■ **Instructions to follow**: Show each line that has the string "picture" in it.

——

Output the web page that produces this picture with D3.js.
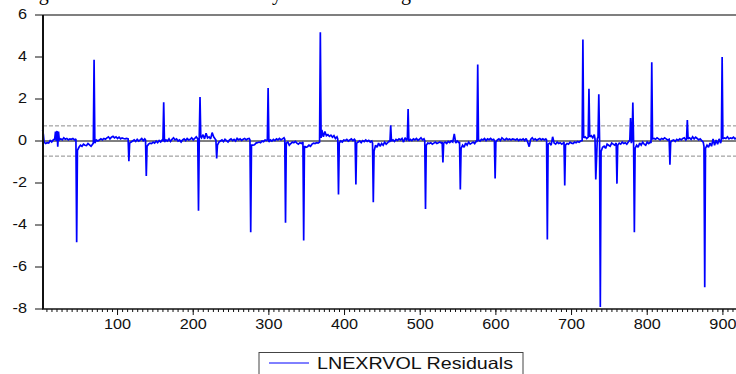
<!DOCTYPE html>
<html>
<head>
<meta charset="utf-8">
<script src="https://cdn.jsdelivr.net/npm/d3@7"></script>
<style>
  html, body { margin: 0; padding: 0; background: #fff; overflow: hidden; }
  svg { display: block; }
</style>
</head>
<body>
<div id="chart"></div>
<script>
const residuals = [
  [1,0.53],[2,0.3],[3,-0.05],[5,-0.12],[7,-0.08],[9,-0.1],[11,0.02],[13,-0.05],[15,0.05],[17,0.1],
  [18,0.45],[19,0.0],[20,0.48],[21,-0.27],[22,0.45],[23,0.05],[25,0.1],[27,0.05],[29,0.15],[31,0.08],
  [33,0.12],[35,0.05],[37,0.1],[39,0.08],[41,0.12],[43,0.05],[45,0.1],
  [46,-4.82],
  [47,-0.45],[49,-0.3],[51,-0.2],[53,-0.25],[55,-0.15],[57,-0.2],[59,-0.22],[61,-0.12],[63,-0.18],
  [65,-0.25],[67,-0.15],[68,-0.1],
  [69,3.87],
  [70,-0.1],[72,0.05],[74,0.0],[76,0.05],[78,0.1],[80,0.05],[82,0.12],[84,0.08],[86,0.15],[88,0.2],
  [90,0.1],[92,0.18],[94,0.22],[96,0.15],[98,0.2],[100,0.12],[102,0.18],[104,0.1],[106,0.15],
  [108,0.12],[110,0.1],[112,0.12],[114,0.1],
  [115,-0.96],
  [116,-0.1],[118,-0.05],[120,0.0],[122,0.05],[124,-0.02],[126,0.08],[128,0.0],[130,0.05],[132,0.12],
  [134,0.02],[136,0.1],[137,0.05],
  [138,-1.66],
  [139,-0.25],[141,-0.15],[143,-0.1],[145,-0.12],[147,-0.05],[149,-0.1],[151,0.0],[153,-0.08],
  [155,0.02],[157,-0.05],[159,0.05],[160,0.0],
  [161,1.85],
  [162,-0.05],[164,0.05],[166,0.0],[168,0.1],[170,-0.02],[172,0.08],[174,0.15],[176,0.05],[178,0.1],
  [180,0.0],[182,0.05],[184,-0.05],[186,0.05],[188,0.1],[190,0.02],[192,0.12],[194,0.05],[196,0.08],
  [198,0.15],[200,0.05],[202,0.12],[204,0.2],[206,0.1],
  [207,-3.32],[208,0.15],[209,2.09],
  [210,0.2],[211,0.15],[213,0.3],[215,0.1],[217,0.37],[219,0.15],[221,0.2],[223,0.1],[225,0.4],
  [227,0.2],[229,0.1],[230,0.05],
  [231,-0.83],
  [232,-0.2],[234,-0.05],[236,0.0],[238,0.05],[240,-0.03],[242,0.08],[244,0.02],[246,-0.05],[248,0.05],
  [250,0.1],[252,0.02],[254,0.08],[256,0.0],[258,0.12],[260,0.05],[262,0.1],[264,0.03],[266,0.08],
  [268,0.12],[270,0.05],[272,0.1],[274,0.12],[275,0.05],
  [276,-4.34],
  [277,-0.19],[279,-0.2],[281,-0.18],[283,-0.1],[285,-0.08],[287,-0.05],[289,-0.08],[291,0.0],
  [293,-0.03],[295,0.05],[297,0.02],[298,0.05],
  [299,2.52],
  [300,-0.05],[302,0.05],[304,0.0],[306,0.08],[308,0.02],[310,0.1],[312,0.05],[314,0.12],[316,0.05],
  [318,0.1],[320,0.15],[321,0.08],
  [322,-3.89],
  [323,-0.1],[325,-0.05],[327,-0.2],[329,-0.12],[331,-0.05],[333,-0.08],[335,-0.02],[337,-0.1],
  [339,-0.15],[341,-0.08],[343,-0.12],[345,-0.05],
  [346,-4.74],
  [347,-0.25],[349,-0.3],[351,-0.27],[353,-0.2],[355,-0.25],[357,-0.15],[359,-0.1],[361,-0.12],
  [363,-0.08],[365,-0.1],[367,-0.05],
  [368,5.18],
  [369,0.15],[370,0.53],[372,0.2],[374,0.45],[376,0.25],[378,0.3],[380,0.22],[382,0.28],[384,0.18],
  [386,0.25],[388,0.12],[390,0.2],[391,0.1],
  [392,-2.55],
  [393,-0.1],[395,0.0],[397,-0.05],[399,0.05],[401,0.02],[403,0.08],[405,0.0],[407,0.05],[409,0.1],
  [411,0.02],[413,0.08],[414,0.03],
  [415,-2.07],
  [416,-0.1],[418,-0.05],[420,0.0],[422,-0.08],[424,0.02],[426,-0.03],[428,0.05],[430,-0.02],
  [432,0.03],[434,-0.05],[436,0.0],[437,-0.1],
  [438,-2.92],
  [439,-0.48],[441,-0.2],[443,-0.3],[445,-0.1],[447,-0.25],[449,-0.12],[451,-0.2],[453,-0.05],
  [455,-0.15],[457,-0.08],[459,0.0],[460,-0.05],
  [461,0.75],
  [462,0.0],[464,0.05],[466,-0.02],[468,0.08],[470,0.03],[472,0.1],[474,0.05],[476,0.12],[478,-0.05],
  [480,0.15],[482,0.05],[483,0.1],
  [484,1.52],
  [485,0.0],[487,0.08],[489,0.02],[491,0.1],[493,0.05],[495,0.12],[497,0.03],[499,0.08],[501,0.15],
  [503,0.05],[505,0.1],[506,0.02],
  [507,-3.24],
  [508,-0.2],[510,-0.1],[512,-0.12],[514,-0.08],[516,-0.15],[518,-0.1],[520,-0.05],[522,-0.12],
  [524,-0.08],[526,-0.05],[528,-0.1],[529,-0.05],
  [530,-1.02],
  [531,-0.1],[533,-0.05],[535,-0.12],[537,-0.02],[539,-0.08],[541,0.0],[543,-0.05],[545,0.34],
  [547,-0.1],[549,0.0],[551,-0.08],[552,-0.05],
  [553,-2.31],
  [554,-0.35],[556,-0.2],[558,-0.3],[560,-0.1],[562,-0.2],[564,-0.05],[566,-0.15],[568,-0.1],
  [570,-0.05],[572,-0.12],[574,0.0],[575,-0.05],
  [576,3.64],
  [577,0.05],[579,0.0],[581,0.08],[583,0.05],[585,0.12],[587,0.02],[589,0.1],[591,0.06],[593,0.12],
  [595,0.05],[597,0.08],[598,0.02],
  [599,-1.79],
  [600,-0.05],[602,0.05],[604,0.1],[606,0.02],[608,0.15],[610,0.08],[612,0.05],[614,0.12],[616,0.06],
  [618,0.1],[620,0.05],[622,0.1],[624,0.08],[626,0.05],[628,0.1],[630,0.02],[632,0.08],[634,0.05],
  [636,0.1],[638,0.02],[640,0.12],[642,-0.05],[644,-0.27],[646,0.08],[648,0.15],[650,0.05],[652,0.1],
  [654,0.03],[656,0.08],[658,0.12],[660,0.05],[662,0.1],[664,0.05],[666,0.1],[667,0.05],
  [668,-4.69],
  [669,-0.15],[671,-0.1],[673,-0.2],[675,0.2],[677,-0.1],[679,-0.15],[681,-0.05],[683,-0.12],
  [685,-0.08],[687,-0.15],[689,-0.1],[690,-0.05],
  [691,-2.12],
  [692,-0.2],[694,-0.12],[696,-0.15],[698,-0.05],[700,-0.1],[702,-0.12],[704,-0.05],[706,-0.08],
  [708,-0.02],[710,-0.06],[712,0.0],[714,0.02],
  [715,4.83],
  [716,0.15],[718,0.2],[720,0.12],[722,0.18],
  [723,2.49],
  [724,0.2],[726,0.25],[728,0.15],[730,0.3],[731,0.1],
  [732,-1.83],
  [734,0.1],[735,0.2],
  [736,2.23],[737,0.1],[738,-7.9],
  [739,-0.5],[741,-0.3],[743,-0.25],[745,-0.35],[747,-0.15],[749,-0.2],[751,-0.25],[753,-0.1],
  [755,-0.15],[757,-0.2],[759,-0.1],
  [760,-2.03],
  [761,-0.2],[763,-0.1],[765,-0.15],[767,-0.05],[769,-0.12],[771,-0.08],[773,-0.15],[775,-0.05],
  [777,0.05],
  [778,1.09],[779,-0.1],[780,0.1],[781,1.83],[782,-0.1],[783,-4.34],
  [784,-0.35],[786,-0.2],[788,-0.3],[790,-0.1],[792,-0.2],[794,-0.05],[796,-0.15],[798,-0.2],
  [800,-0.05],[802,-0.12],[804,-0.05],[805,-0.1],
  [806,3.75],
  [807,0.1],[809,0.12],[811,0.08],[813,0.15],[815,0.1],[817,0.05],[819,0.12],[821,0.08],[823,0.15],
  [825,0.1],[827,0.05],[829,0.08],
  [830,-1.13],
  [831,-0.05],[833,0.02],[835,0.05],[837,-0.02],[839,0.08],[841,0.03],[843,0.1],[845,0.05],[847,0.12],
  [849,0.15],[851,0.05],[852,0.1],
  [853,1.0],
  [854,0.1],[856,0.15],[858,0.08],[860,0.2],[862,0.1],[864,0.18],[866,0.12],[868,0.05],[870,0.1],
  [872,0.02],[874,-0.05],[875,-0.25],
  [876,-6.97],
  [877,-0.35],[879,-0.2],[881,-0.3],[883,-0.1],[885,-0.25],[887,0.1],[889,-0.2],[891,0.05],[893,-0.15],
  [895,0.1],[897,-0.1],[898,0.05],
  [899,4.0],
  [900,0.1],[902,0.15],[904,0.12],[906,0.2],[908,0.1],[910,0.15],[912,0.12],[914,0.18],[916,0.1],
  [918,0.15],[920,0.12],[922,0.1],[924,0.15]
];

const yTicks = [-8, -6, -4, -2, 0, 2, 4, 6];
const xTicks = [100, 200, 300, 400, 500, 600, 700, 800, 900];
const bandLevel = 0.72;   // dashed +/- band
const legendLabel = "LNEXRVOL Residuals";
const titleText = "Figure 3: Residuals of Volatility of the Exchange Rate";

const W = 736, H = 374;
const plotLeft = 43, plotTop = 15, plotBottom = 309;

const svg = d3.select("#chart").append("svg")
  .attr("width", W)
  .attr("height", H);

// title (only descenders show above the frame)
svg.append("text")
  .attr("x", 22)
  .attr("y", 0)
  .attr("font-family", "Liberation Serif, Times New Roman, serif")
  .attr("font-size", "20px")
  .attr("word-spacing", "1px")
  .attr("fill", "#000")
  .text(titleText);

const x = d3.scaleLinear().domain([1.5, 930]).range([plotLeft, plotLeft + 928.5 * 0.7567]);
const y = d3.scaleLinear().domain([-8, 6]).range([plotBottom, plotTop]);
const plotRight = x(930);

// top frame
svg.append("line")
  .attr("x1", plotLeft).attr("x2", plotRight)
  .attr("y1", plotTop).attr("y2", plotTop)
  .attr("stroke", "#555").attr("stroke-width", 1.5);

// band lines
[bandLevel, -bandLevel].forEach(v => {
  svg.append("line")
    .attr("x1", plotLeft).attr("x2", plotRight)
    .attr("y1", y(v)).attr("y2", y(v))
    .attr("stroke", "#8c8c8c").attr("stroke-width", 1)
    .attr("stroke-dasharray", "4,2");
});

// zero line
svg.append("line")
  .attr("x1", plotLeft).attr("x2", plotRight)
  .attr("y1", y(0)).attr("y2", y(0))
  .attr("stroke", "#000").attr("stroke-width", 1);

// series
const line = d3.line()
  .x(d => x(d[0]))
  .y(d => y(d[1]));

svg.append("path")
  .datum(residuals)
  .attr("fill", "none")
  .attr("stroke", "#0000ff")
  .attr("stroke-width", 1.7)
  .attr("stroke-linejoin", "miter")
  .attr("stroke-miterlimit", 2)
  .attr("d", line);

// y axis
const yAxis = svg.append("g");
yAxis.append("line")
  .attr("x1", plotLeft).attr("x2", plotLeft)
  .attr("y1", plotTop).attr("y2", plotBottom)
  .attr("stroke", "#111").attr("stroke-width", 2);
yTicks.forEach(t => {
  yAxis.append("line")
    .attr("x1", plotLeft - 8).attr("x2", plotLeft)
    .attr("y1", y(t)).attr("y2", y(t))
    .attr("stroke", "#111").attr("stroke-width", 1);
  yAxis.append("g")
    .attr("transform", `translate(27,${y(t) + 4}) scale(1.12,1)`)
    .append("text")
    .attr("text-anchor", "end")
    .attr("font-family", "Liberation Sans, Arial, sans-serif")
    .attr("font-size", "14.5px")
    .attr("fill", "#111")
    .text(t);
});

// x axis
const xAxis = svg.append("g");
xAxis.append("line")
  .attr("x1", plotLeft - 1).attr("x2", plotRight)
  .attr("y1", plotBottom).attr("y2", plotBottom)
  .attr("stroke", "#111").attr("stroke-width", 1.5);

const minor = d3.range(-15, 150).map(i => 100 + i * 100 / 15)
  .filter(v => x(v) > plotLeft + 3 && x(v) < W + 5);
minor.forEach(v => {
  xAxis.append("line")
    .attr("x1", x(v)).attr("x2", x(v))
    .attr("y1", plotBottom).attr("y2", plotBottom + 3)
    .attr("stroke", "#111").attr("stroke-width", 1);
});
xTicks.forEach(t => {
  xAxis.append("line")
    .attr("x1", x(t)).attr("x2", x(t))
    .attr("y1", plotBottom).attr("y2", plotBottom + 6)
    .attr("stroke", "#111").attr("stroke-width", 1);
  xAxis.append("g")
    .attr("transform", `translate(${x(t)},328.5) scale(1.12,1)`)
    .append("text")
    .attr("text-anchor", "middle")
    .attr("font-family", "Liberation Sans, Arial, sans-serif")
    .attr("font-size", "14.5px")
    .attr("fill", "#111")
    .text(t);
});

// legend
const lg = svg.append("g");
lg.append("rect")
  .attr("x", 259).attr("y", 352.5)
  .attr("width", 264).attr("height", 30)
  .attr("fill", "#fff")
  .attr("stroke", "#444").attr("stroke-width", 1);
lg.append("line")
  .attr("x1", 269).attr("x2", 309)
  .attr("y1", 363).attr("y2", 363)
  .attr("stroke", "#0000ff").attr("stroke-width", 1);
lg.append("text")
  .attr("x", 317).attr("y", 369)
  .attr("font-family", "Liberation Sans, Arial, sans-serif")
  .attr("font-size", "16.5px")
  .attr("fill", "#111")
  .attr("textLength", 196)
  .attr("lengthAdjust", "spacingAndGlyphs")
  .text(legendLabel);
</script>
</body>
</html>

——

■ **The reply**:
Output the web page that produces this picture with D3.js.

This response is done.